A portable atomic clock has been used to conduct field measurements for the first time, reports a study published online in Nature Physics this week. The transportable optical atomic clock was used to measure the height of a specific laboratory on a mountain in the Alps. The study represents a proof-of-principle demonstration for future applications of atomic clocks in gravitational measurements.
Atomic clocks are able to measure time to tremendously precise levels - one part in 1017. This sensitivity enables the detection of the infinitesimally small changes to the flow of time that general relativity predicts should take effect at different heights on Earth (owing to the varying strength of the gravitational field). This means that a very precise clock can be used as a gravity sensor. The high sensitivity of atomic clocks requires carefully controlled conditions, which are very difficult to create outside metrological labs.
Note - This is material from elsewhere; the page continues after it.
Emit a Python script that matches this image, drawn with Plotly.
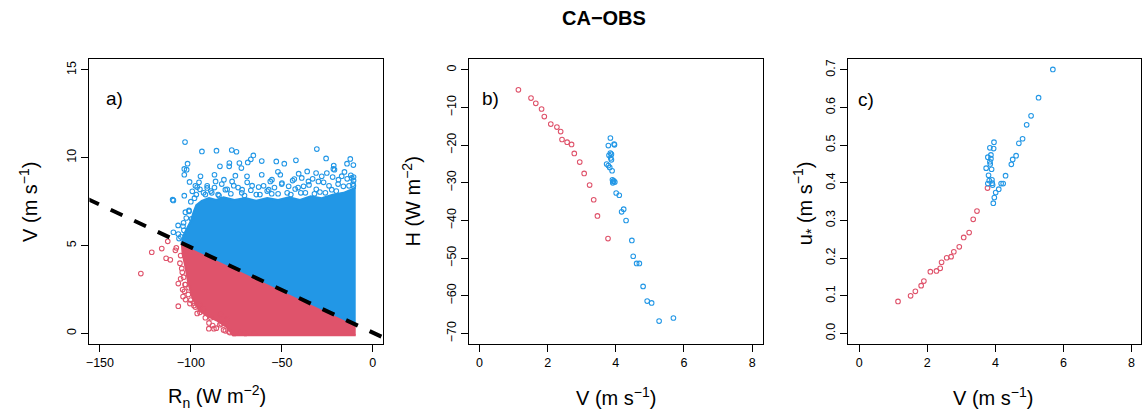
import plotly.graph_objects as go

W, H = 1142, 413
FONT = "Liberation Sans, Arial, Helvetica, sans-serif"
BLUE = "#2297E6"
RED = "#DF536B"

# ---------------- Panel a data ----------------
# Saturated cores of the two dense point clouds (outline of the solid-coloured regions)
BLUE_CORE_X = [-9.3, -105.0, -104.0, -102.0, -100.0, -98.5, -97.0, -94.0, -90.0, -86.0, -82.0,
               -76.0, -70.0, -64.0, -58.0, -52.0, -46.0, -40.0, -34.0, -28.0, -22.0, -16.0, -12.0, -9.3]
BLUE_CORE_Y = [0.50, 5.14, 5.6, 6.0, 6.4, 6.9, 7.3, 7.55, 7.7, 7.6, 7.75,
               7.6, 7.7, 7.55, 7.7, 7.6, 7.75, 7.6, 7.8, 7.7, 7.9, 8.0, 8.2, 8.3]
RED_CORE_X = [-9.3, -105.0, -104.5, -103.0, -101.5, -99.0, -95.5, -91.0, -86.0, -80.0, -77.0, -9.3]
RED_CORE_Y = [0.50, 5.14, 4.5, 3.8, 2.9, 2.0, 1.3, 1.0, 0.75, 0.35, -0.1, -0.1]

# Sparse points outside the saturated cores
BLUE_PTS_X = [-103.2, -93.9, -85.9, -77.5, -74.9, -30.7, -25.6, -65.6, -67.0, -68.7, -61.0, -53.0,
              -48.6, -42.2, -73.3, -72.2, -78.8, -78.9, -84.0, -101.8, -103.6, -102.3, -103.6,
              -94.7, -100.7, -110.0, -103.6, -14.1, -12.3, -10.6, -21.4, -21.0, -15.5, -25.2,
              -36.0, -40.7, -43.1, -52.1, -50.8, -56.3, -61.0, -69.1, -81.8, -87.0, -75.5,
              -95.5, -35.3, -31.1, -109.6, -107.0, -104.3, -103.8, -109.6, -106.9, -102.5,
              -99.6, -101.0, -99.2, -96.5, -91.0, -86.4, -77.3, -76.4, -66.3, -62.7, -55.4,
              -49.9, -46.2, -39.0, -38.0, -29.8, -28.0, -21.6, -18.8, -11.5, -10.6, -16.1,
              -57.2, -42.6, -22.5, -71.8, -81.0,
              -97.0, -95.0, -93.0, -91.0, -89.0, -87.0, -85.0, -83.0, -80.0, -78.0, -74.0, -72.0,
              -69.0, -67.0, -64.0, -60.0, -58.0, -54.0, -52.0, -50.0, -47.0, -44.0, -41.0, -37.0,
              -35.0, -33.0, -31.0, -29.0, -27.0, -24.0, -22.0, -19.0, -17.0, -14.0, -12.0, -10.5,
              -101.0, -100.0, -98.0, -104.0, -105.5, -106.5, -103.0, -97.5, -92.0, -88.5, -84.5,
              -70.5, -62.0, -55.5, -45.0, -39.5, -32.0, -26.0, -20.0, -13.0, -10.8, -10.5]
BLUE_PTS_Y = [10.89, 10.36, 10.40, 10.44, 10.34, 10.49, 9.96, 10.13, 9.91, 9.73, 9.81, 9.79,
              9.66, 9.85, 9.70, 9.41, 9.70, 9.51, 9.51, 9.66, 9.36, 9.32, 9.03,
              8.94, 8.62, 7.61, 7.84, 9.66, 9.93, 9.58, 9.55, 9.32, 9.19, 9.13,
              9.22, 9.09, 8.79, 9.20, 9.03, 8.65, 9.03, 8.94, 8.75, 9.03, 8.98,
              8.60, 8.65, 9.13, 7.57, 6.15, 6.10, 5.87, 5.76, 5.66, 6.57,
              6.52, 6.95, 8.09, 8.33, 8.28, 8.65, 8.65, 8.41, 8.41, 8.33, 8.75,
              8.56, 8.37, 8.85, 8.37, 8.65, 8.94, 9.36, 8.75, 8.85, 8.41, 8.37,
              8.18, 8.22, 8.18, 8.18, 8.18,
              7.9, 8.2, 8.0, 8.4, 8.1, 8.3, 7.9, 8.5, 8.2, 7.95, 8.3, 8.0,
              8.6, 8.15, 7.9, 8.4, 8.1, 8.3, 7.95, 8.5, 8.0, 8.7, 8.3, 8.0,
              8.45, 8.8, 8.2, 8.05, 8.6, 8.4, 8.9, 8.5, 8.95, 8.8, 9.0, 8.7,
              7.0, 7.5, 7.7, 6.3, 5.5, 5.4, 6.9, 8.4, 7.9, 8.0, 7.85,
              7.85, 7.9, 7.95, 7.9, 8.0, 7.95, 8.0, 8.1, 8.4, 8.5, 8.9]
RED_PTS_X = [-112.7, -121.5, -116.0, -113.6, -111.3, -127.5, -108.5, -108.0, -105.6, -104.7,
             -105.6, -106.9, -102.9, -101.4, -102.9, -106.9, -98.3, -96.5, -95.2, -90.1,
             -87.3, -83.7, -80.0, -104.5, -100.5, -93.0, -89.0, -84.0, -81.0, -78.5,
             -98.5, -83.3, -103.2, -104.3,
             -106.0, -105.0, -104.0, -103.5, -101.0, -100.0, -97.5, -95.0, -92.0, -90.0,
             -88.0, -86.0, -82.0, -79.0, -76.0, -73.0, -70.0, -65.0]
RED_PTS_Y = [5.24, 4.62, 4.83, 4.28, 4.19, 3.41, 4.73, 4.87, 4.43, 3.48,
             3.11, 2.84, 2.78, 2.22, 1.93, 1.55, 1.59, 1.14, 1.65, 0.27,
             0.27, 1.08, 0.80, 2.50, 1.70, 1.40, 0.90, 0.50, 0.15, 0.05,
             1.74, 0.55, 2.78, 2.10,
             4.0, 3.7, 3.2, 2.4, 2.6, 1.9, 1.5, 1.2, 0.9, 0.6,
             0.45, 0.3, 0.2, 0.1, 0.0, 0.05, 0.0, 0.02]

# Separating line V = a + b * Rn
FIT_COEF = [0.05, -0.0485]
LINE_X = [-170.0, 20.0]

# ---------------- Panels b and c data ----------------
RED_V = [1.14, 1.51, 1.65, 1.82, 1.90, 2.09, 2.27, 2.38, 2.42, 2.57, 2.70, 2.78, 2.94, 3.07,
         3.23, 3.35, 3.46, 3.77]
RED_H = [-5.3, -7.5, -8.9, -10.4, -12.4, -14.4, -15.2, -16.4, -18.5, -19.2, -19.8, -22.2, -24.5,
         -27.5, -30.6, -34.5, -38.8, -44.8]
RED_U = [0.085, 0.100, 0.112, 0.127, 0.139, 0.164, 0.166, 0.173, 0.189, 0.201, 0.204, 0.217,
         0.230, 0.255, 0.268, 0.303, 0.325, 0.386]

BLUE_V = [5.69, 5.27, 5.05, 4.92, 4.80, 4.69, 4.61, 4.51, 4.47, 4.30, 4.23, 4.17, 4.10, 4.01,
          3.84, 3.78, 3.95, 3.96, 3.84, 3.87, 3.80, 3.85, 3.87, 3.73, 3.78, 3.82, 3.89, 3.90,
          3.92, 3.91, 3.94, 3.97]
BLUE_H = [-65.9, -66.7, -61.9, -61.4, -57.5, -51.4, -51.4, -49.5, -45.3, -40.0, -37.0, -37.7,
          -33.3, -32.7, -18.1, -20.1, -19.7, -19.9, -22.1, -22.4, -22.7, -23.4, -23.9, -25.0,
          -25.4, -25.9, -26.8, -29.2, -29.6, -30.0, -29.5, -29.8]
BLUE_U = [0.701, 0.626, 0.578, 0.554, 0.517, 0.505, 0.472, 0.462, 0.449, 0.419, 0.398, 0.398,
          0.383, 0.374, 0.493, 0.468, 0.491, 0.508, 0.456, 0.474, 0.420, 0.450, 0.464, 0.439,
          0.398, 0.406, 0.436, 0.408, 0.394, 0.399, 0.346, 0.361]

# ---------------- Figure ----------------
fig = go.Figure()


def mk(color):
    return dict(symbol="circle-open", size=4.6, color=color, line=dict(width=1.1, color=color))


# panel a
fig.add_trace(go.Scatter(x=RED_CORE_X, y=RED_CORE_Y, fill="toself", fillcolor=RED, mode="lines",
                         line=dict(color=RED, width=2), xaxis="x", yaxis="y", hoverinfo="skip"))
fig.add_trace(go.Scatter(x=RED_PTS_X, y=RED_PTS_Y, mode="markers", marker=mk(RED), xaxis="x", yaxis="y"))
fig.add_trace(go.Scatter(x=BLUE_CORE_X, y=BLUE_CORE_Y, fill="toself", fillcolor=BLUE, mode="lines",
                         line=dict(color=BLUE, width=2), xaxis="x", yaxis="y", hoverinfo="skip"))
fig.add_trace(go.Scatter(x=BLUE_PTS_X, y=BLUE_PTS_Y, mode="markers", marker=mk(BLUE), xaxis="x", yaxis="y"))
line_y = [FIT_COEF[0] + FIT_COEF[1] * x for x in LINE_X]
fig.add_trace(go.Scatter(x=LINE_X, y=line_y, mode="lines",
                         line=dict(color="black", width=4, dash="13px,13px"), xaxis="x", yaxis="y"))

# panel b
fig.add_trace(go.Scatter(x=RED_V, y=RED_H, mode="markers", marker=mk(RED), xaxis="x2", yaxis="y2"))
fig.add_trace(go.Scatter(x=BLUE_V, y=BLUE_H, mode="markers", marker=mk(BLUE), xaxis="x2", yaxis="y2"))

# panel c
fig.add_trace(go.Scatter(x=RED_V, y=RED_U, mode="markers", marker=mk(RED), xaxis="x3", yaxis="y3"))
fig.add_trace(go.Scatter(x=BLUE_V, y=BLUE_U, mode="markers", marker=mk(BLUE), xaxis="x3", yaxis="y3"))

ydom = [(H - 344.0) / H, (H - 59.3) / H]
boxes = [(86.7, 381.7), (467.3, 762.7), (848.3, 1142.0)]

axis_common = dict(showline=True, mirror=True, linecolor="black", linewidth=1, ticks="outside",
                   ticklen=7, tickwidth=1, tickcolor="black", showgrid=False, zeroline=False,
                   tickfont=dict(family=FONT, size=12.5, color="black"))

fig.update_layout(
    width=W, height=H, margin=dict(l=0, r=0, t=0, b=0), showlegend=False,
    paper_bgcolor="white", plot_bgcolor="white",
    xaxis=dict(domain=[boxes[0][0] / W, boxes[0][1] / W], range=[-155.8, 5.9],
               tickvals=[-150, -100, -50, 0], anchor="y", **axis_common),
    yaxis=dict(domain=ydom, range=[-0.6, 15.6], tickvals=[0, 5, 10, 15], tickangle=-90,
               anchor="x", **axis_common),
    xaxis2=dict(domain=[boxes[1][0] / W, boxes[1][1] / W], range=[-0.32, 8.32],
                tickvals=[0, 2, 4, 6, 8], anchor="y2", **axis_common),
    yaxis2=dict(domain=ydom, range=[-72.8, 2.8], tickvals=[0, -10, -20, -30, -40, -50, -60, -70],
                tickangle=-90, anchor="x2", **axis_common),
    xaxis3=dict(domain=[boxes[2][0] / W, boxes[2][1] / W], range=[-0.32, 8.28],
                tickvals=[0, 2, 4, 6, 8], anchor="y3", **axis_common),
    yaxis3=dict(domain=ydom, range=[-0.028, 0.728], tickvals=[0, 0.1, 0.2, 0.3, 0.4, 0.5, 0.6, 0.7],
                ticktext=["0.0", "0.1", "0.2", "0.3", "0.4", "0.5", "0.6", "0.7"],
                tickangle=-90, anchor="x3", **axis_common),
)


def ann(text, px, py, size, angle=0, bold=False):
    if bold:
        text = "<b>" + text + "</b>"
    fig.add_annotation(text=text, x=px / W, y=1 - py / H, xref="paper", yref="paper",
                       showarrow=False, xanchor="center", yanchor="middle", textangle=angle,
                       font=dict(family=FONT, size=size, color="black"))


ann("CA−OBS", 603, 18, 20, bold=True)
ann("a)", 112, 98, 19)
ann("b)", 489, 98, 19)
ann("c)", 866, 99, 19)
ann("R<sub>n</sub> (W m<sup>−2</sup>)", 215, 396, 20)
ann("V (m s<sup>−1</sup>)", 615, 396, 20)
ann("V (m s<sup>−1</sup>)", 993, 396, 20)
ann("V (m s<sup>−1</sup>)", 25, 202, 20, angle=-90)
ann("H (W m<sup>−2</sup>)", 409, 202, 20, angle=-90)
ann("u<sub>*</sub> (m s<sup>−1</sup>)", 804, 203, 20, angle=-90)

fig.write_html("out.html")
Christian Lisdat and colleagues deployed a portable atomic clock fitted within a 2.2 × 3 × 2.2 m car trailer underground in the French Alps, and compared its bearings with those taken at a site in Italy - one roughly 100 km away and 1,000 m lower in height. Working in far from ideal, realistic conditions in the middle of the Frejus road tunnel, the authors used the atomic clock to estimate the height of the mountain laboratory and show that their estimate matches independent measurements made with two other state of the art geodetic (“shape of the earth”) measures: using optical spirit levelling satellite positioning systems combined with gravity field models.
The authors note that, although the precision of their measurement remains much lower than that achievable through conventional geodesy, by overcoming substantial technical challenges this measurement campaign is an important step towards the practical application of atomic clocks for geophysics.